Upper limit for target model agreements a contentious issue

Imposing an upper limit on day-ahead market bilateral agreements has developed into one of the most contentious issues in the lead-up to the target model.

Opposing views were voiced, once again, last Friday at an IENE (Institute of Energy for Southeast Europe) conference.

Industrial sector officials fear the implementation of a single-digit upper limit, as requested by ESAI/HAIPP, the Hellenic Association of Independent Power Producers, would not provide industrial enterprises with enough space to reach agreements with power utility PPC as a means of covering their needs.

Imposing an upper limit on PPC’s forward contracts would cancel out the industrial sector’s accessibility to such products, EVIKEN (Association of Industrial Energy Consumers) board member Antonis Kontoleon told the IENE event.
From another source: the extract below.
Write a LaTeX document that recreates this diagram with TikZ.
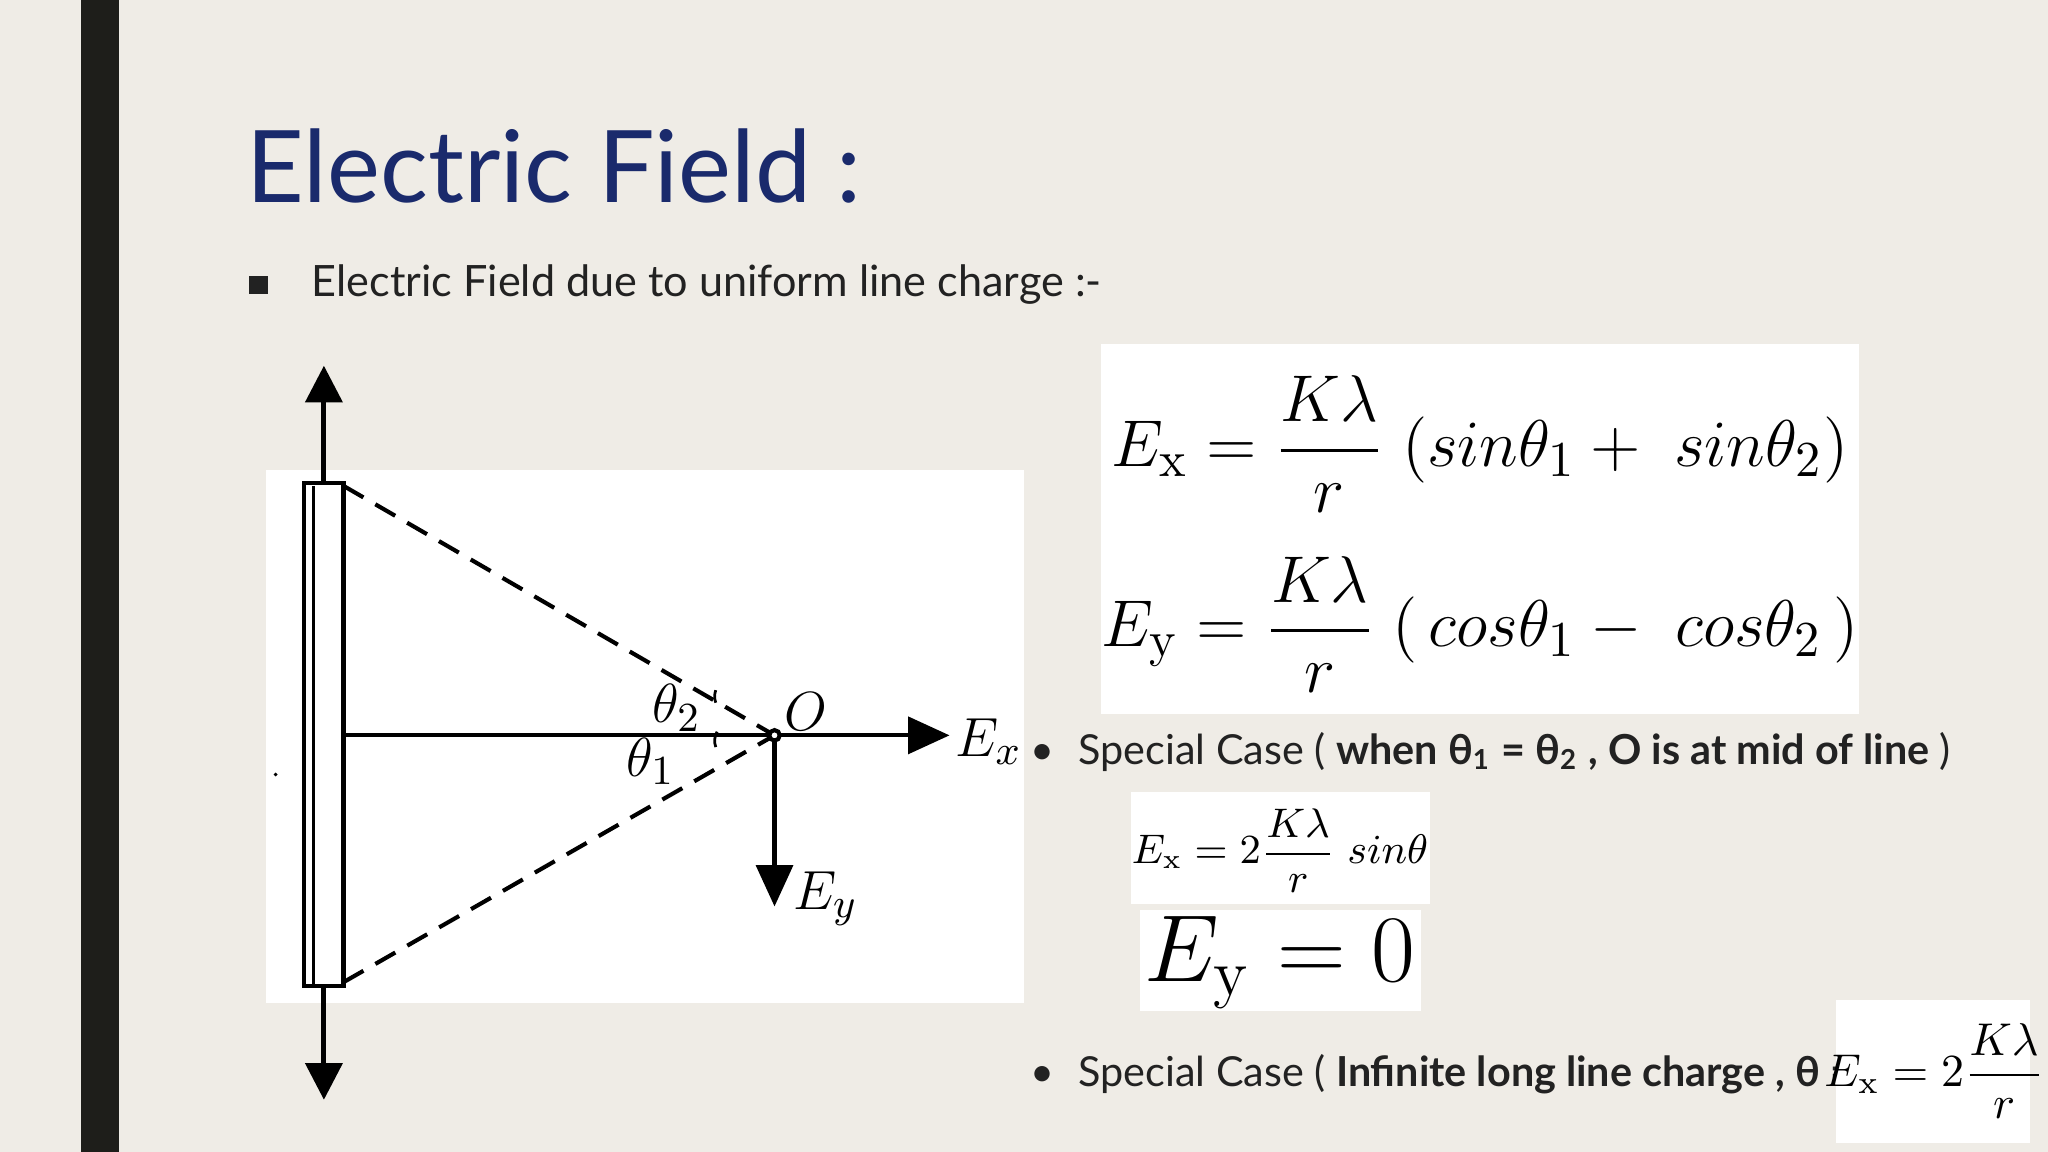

The imposition of such a limit on PPC should be matched for all vertically integrated players, Kontoleon added.

Such a limit would prevent producers from establishing forward agreements with their own supply firms.

ESAI/HAIPP chief official Giorgos Stamtsis noted that the structure of the Greek market is characterized by the presence of one dominant company with exclusive access to lignite, major-scale hydropower facilities, as well as a very high market shares in the retail market, over 70 percent, as well as the wholesale market.